In the coming weeks the University of Hawaii will name a starting quarterback and a Manoa chancellor, or two.
While the former will get most of the headlines and generate the biggest buzz, history tells us it would be a mistake to overlook the significance of the latter on the athletic department.
As part of being the “CEO of the Manoa campus”, the chancellor is responsible for overseeing athletics, representing it in the conferences where UH competes and establishing its priority on campus. They are roles that often have been grudgingly accepted and quickly passed along like a hot potato among a parade of office holders in the 16 years since the Board of Regents reestablished the position.
Whoever succeeds Robert Bley-Vroman, whose two-year interim appointment expires Aug. 31, will be the seventh chancellor in those 16 years. And No. 8 likely won’t be far behind.

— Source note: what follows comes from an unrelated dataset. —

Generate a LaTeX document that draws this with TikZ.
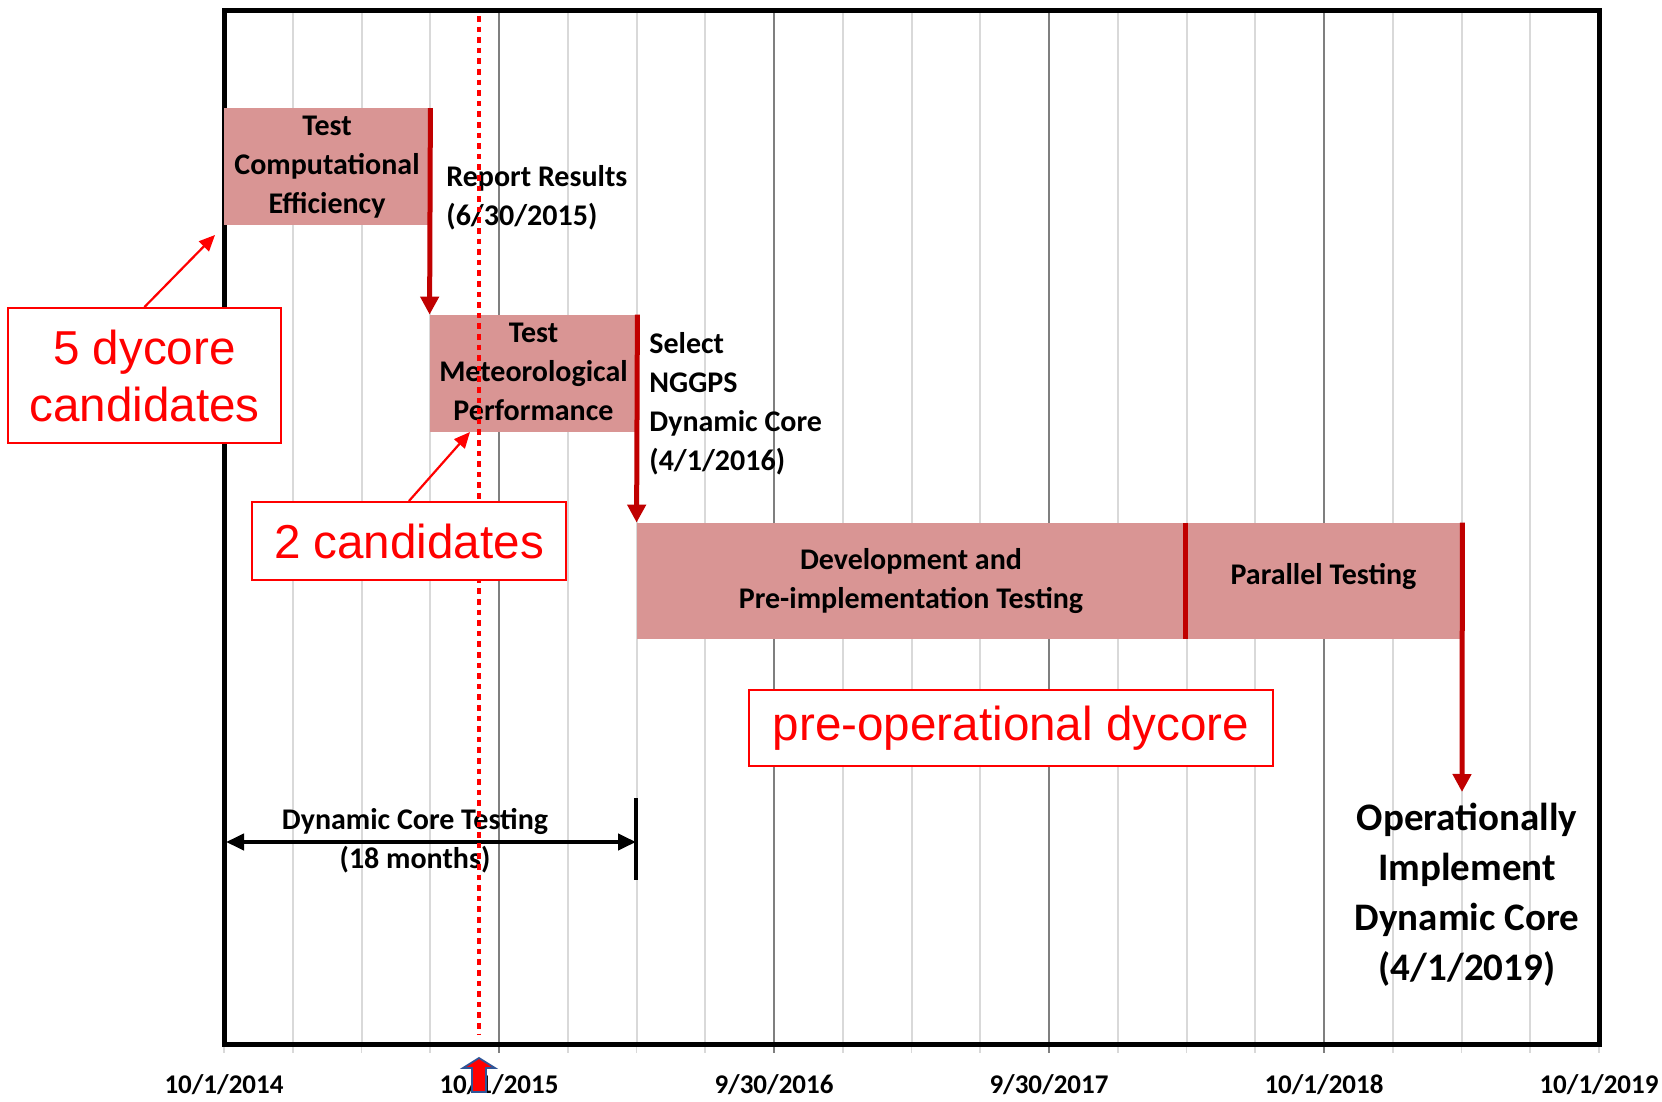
\documentclass[tikz,border=0pt]{standalone}
\usepackage{fontspec}
\setmainfont{Carlito}
\newfontfamily\arialf{Liberation Sans}
\usetikzlibrary{arrows.meta}
\definecolor{pinkbar}{HTML}{D99594}
\definecolor{darkred}{HTML}{C00000}
\definecolor{gridlight}{HTML}{D9D9D9}
\definecolor{griddark}{HTML}{7F7F7F}
\definecolor{bluearrow}{HTML}{2F5597}
\tikzset{
  bar/.style={fill=pinkbar, draw=none, inner sep=0pt, align=center, font=\fontsize{15}{19.5}\selectfont\bfseries},
  redarrow/.style={draw=darkred, line width=2.5pt, -{Triangle[length=9pt,width=9pt]}},
  redsep/.style={draw=darkred, line width=2.5pt},
  lbl/.style={inner sep=0pt, align=left, font=\fontsize{15}{19.5}\selectfont\bfseries},
  axlbl/.style={inner sep=0pt, font=\fontsize{13.5}{16}\selectfont\bfseries},
  annot/.style={draw=red, line width=1pt, fill=white, text=red, align=center, inner sep=0pt, font=\arialf\fontsize{23.8}{28.5}\selectfont},
  annarrow/.style={draw=red, line width=1.1pt, -{Triangle[length=8pt,width=7pt]}},
}
\begin{document}
\begin{tikzpicture}[x=0.5pt,y=-0.5pt]
\useasboundingbox (0,0) rectangle (1662,1102);
% grid lines
\foreach \k in {1,...,19}{
  \pgfmathsetmacro\xx{224+\k*68.75}
  \draw[gridlight, line width=1pt] (\xx,11) -- (\xx,1044);
  \draw[gridlight, line width=0.8pt] (\xx,1044) -- (\xx,1053);
}
\foreach \k in {4,8,12,16}{
  \pgfmathsetmacro\xx{224+\k*68.75}
  \draw[griddark, line width=1.1pt] (\xx,11) -- (\xx,1044);
  \draw[griddark, line width=0.8pt] (\xx,1044) -- (\xx,1053);
}
\draw[gridlight, line width=0.8pt] (224,1044) -- (224,1053);
\draw[gridlight, line width=0.8pt] (1599,1044) -- (1599,1053);
% frame
\draw[black, line width=2.5pt] (224,11) rectangle (1599,1044);
% bars
\node[bar, minimum width=103pt, minimum height=58pt] (b1) at (327,167) {\raisebox{1.5pt}{\begin{tabular}{@{}c@{}}Test\\Computational\\Efficiency\end{tabular}}};
\node[bar, minimum width=103.5pt, minimum height=57.5pt] (b2) at (533.5,373.5) {\raisebox{1.5pt}{\begin{tabular}{@{}c@{}}Test\\Meteorological\\Performance\end{tabular}}};
\node[bar, minimum width=274pt, minimum height=58pt] (b3) at (911,581) {\raisebox{1pt}{\begin{tabular}{@{}c@{}}Development and\\Pre-implementation Testing\end{tabular}}};
\node[bar, minimum width=138.5pt, minimum height=58pt] (b4) at (1323.5,581) {\raisebox{7pt}{Parallel Testing}};
% red connectors
\draw[redarrow] (b1.north east) -- (b2.north west);
\draw[redarrow] (b2.north east) -- (b3.north west);
\draw[redsep] (b3.north east) -- (b3.south east);
\coordinate (opTop) at (1462,792);
\draw[redarrow] (b4.north east) -- (opTop);
% labels
\node[lbl, anchor=west] (rr) at (446,197.5) {Report Results\\(6/30/2015)};
\node[lbl, anchor=west] (sel) at (649,404) {Select\\NGGPS\\Dynamic Core\\(4/1/2016)};
\node[inner sep=0pt, align=center, font=\fontsize{19.5}{25}\selectfont\bfseries] (op) at (1467,895) {Operationally\\Implement\\Dynamic Core\\(4/1/2019)};
% dynamic core testing
\node[lbl, align=center] (dct) at (415,841) {Dynamic Core Testing\\(18 months)};
\coordinate (dctL) at (226,842);
\coordinate (dctR) at (636,842);
\coordinate (barT) at (636,798);
\coordinate (barB) at (636,880);
\draw[black, line width=2pt, {Triangle[length=9pt,width=8pt]}-{Triangle[length=9pt,width=8pt]}] (dctL) -- (dctR);
\draw[black, line width=2pt] (barT) -- (barB);
% axis labels
\node[axlbl] (a1) at (224,1085) {10/1/2014};
\node[axlbl] (a2) at (499,1085) {10/1/2015};
\node[axlbl] (a3) at (774,1085) {9/30/2016};
\node[axlbl] (a4) at (1049,1085) {9/30/2017};
\node[axlbl] (a5) at (1324,1085) {10/1/2018};
\node[axlbl] (a6) at (1599,1085) {10/1/2019};
% dotted red line
\coordinate (dotT) at (479,16);
\coordinate (dotB) at (479,1035);
\draw[red, line width=2.3pt, dash pattern=on 2.8pt off 2.5pt] (dotT) -- (dotB);
% up block arrow
\draw[bluearrow, fill=red, line width=0.9pt, line join=miter]
  (479,1058) -- (495,1068) -- (486,1068) -- (486,1092) -- (472,1092) -- (472,1068) -- (463,1068) -- cycle;
% annotations
\node[annot, minimum width=136.5pt, minimum height=67.5pt] (c5) at (144.5,375.5) {5 dycore\\candidates};
\node[annot, minimum width=157pt, minimum height=39pt] (c2) at (409,541) {2 candidates};
\node[annot, minimum width=262pt, minimum height=38pt] (cp) at (1011,728) {pre-operational dycore};
\coordinate (t5) at (215,235);
\coordinate (t2) at (470,432);
\draw[annarrow] (c5.north) -- (t5);
\draw[annarrow] (c2.north) -- (t2);
\end{tikzpicture}
\end{document}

Bley-Vroman, a major force in reshaping the department in the wake of the NCAA inquiry, has declined to be considered for an additional appointment (he said he will return to teaching and eventually take a sabbatical). Regents are scheduled to discuss the position in executive session Thursday.
All the while a 20-member “search advisory committee” that was impaneled in April has been charged with making a recommendation on a full-time chancellor sometime before the end of the fall semester.

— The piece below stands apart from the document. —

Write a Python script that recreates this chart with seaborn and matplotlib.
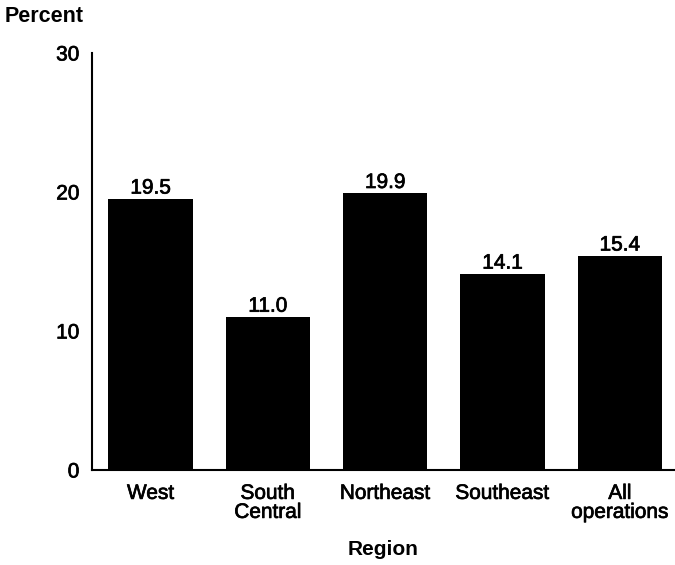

If you are counting, that could make five chancellors — interim or full-time — in seven years by the time a permanent one is ensconced in Hawaii Hall.

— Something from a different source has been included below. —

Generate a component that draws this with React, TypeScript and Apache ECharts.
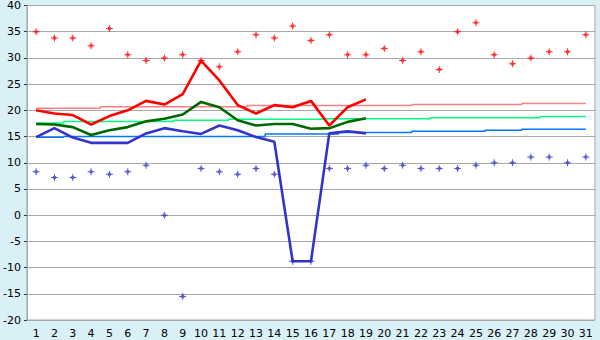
import React, { useEffect, useRef } from "react";
import * as echarts from "echarts";

const days = ["1","2","3","4","5","6","7","8","9","10","11","12","13","14","15","16","17","18","19","20","21","22","23","24","25","26","27","28","29","30","31"];

const maxTemp = [35.0,33.8,33.8,32.3,35.6,30.6,29.5,30.0,30.6,29.5,28.3,31.2,34.4,33.8,36.1,33.3,34.4,30.6,30.6,31.8,29.5,31.2,27.8,35.0,36.7,30.6,28.9,30.0,31.2,31.2,34.4];
const minTemp = [8.3,7.2,7.2,8.3,7.8,8.3,9.5,0.0,-15.5,8.9,8.3,7.8,8.9,7.8,-8.8,-8.8,8.9,8.9,9.5,8.9,9.5,8.9,8.9,8.9,9.5,10.0,10.0,11.1,11.1,10.0,11.1];

const redLine = [20.0,19.4,19.1,17.3,18.9,20.0,21.8,21.1,23.1,29.5,25.7,21.0,19.4,21.0,20.6,21.8,17.1,20.6,22.1,null,null,null,null,null,null,null,null,null,null,null,null];
const greenLine = [17.4,17.3,16.8,15.3,16.2,16.8,17.9,18.4,19.2,21.6,20.6,18.1,17.1,17.4,17.4,16.5,16.6,17.8,18.5,null,null,null,null,null,null,null,null,null,null,null,null];
const blueLine = [14.9,16.6,14.8,13.8,13.8,13.8,15.6,16.6,16.0,15.5,17.1,16.2,14.9,14.0,-8.8,-8.8,15.6,16.0,15.6,null,null,null,null,null,null,null,null,null,null,null,null];

const normMax = [20.4,20.4,20.4,20.4,20.7,20.7,20.7,20.7,20.7,20.7,20.7,20.7,20.9,20.9,20.9,20.9,20.9,20.9,20.9,20.9,20.9,21.1,21.1,21.1,21.1,21.1,21.1,21.3,21.3,21.3,21.3];
const normMean = [17.6,17.6,17.85,17.85,17.85,17.85,17.85,17.85,18.1,18.1,18.1,18.3,18.3,18.3,18.3,18.3,18.4,18.4,18.4,18.4,18.4,18.4,18.6,18.6,18.6,18.6,18.6,18.6,18.8,18.8,18.8];
const normMin = [14.85,14.85,15.0,15.0,15.0,15.0,15.0,15.0,15.0,15.0,15.0,15.0,15.0,15.5,15.5,15.5,15.5,15.75,15.75,15.75,15.75,16.0,16.0,16.0,16.0,16.2,16.2,16.4,16.4,16.4,16.4];

const plus = "path://M3,0H4V2H5V3H7V4H5V5H4V7H3V5H2V4H0V3H2V2H3Z";

export default function App() {
  const ref = useRef<HTMLDivElement>(null);
  useEffect(() => {
    document.body.style.margin = "0";
    const chart = echarts.init(ref.current!, null, { renderer: "svg" });
    const stepLine = (data: number[], color: string) => ({
      type: "line",
      data,
      step: "middle",
      symbol: "none",
      lineStyle: { color, width: 1.5 },
      z: 2,
    });
    const mainLine = (data: (number | null)[], color: string) => ({
      type: "line",
      data,
      symbol: "none",
      lineStyle: { color, width: 2.6 },
      z: 3,
    });
    const scatter = (data: number[], color: string) => ({
      type: "scatter",
      data,
      symbol: plus,
      symbolSize: 7,
      itemStyle: { color },
      z: 4,
    });
    chart.setOption({
      animation: false,
      backgroundColor: "#D9F0F7",
      textStyle: { fontFamily: "DejaVu Sans" },
      grid: {
        left: 26,
        right: 5,
        top: 5,
        bottom: 20,
        show: true,
        backgroundColor: "#FFFFFF",
        borderColor: "#A8A8A8",
        borderWidth: 1,
      },
      xAxis: {
        type: "category",
        data: days,
        boundaryGap: true,
        axisLine: { lineStyle: { color: "#A8A8A8", width: 1 } },
        axisTick: { alignWithLabel: true, length: 5, lineStyle: { color: "#333" } },
        axisLabel: { color: "#000", fontSize: 11, margin: 8, interval: 0 },
        splitLine: { show: false },
      },
      yAxis: {
        type: "value",
        min: -20,
        max: 40,
        interval: 5,
        axisLine: { show: true, lineStyle: { color: "#A8A8A8", width: 1 } },
        axisTick: { show: true, length: 3, lineStyle: { color: "#333" } },
        axisLabel: { color: "#000", fontSize: 11, margin: 6 },
        splitLine: { lineStyle: { color: "#A8A8A8", width: 1 } },
      },
      series: [
        stepLine(normMax, "#FF8080"),
        stepLine(normMean, "#00FF80"),
        stepLine(normMin, "#0077FF"),
        mainLine(redLine, "#FF0000"),
        mainLine(greenLine, "#006600"),
        mainLine(blueLine, "#3333CC"),
        scatter(maxTemp, "#FF0000"),
        scatter(minTemp, "#3333CC"),
      ],
    });
    return () => chart.dispose();
  }, []);
  return <div ref={ref} style={{ width: 600, height: 340 }} />;
}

Small wonder that athletics has often suffered from hit or miss oversight over the years. Or, that no workable fiscal model has been installed.
Athletics, of course, occupies only a fraction of a chancellor’s duties, and none of the office holders have come from an athletics background. Their expertise varied — from geophysics, North African economies, virology and magnetic resonance to linguistics.
Which means they have either had to become quickly acclimated to the athletic role or been totally dependent on the athletic directors they are charged with supervising.
Bley-Vroman, in his two years, has been both the quickest study and most hands-on. This after inheriting a smoldering five-month-old NCAA investigation.
In the first 14 months he oversaw the firing of Gib Arnold, the departures of AD Ben Jay, Benjy Taylor and Norm Chow and the hirings of men’s basketball coach Eran Ganot, AD David Matlin and football coach Nick Rolovich.
The decision to terminate Arnold under “without cause” provisions of the contract is one UH is still paying heavily for. Though you might wonder how much of it can be laid at the doorstep of the university’s attorneys given the ensuing turnover at the Office of General Counsel.
“I look back with satisfaction at the progress we’ve made over the past two years in Hawai‘i athletics,” Bley-Vroman said in an email. “The road has not always been easy, and there are certainly challenges ahead, but we’re on the right track.”
Now, we wait to see who will take it from there.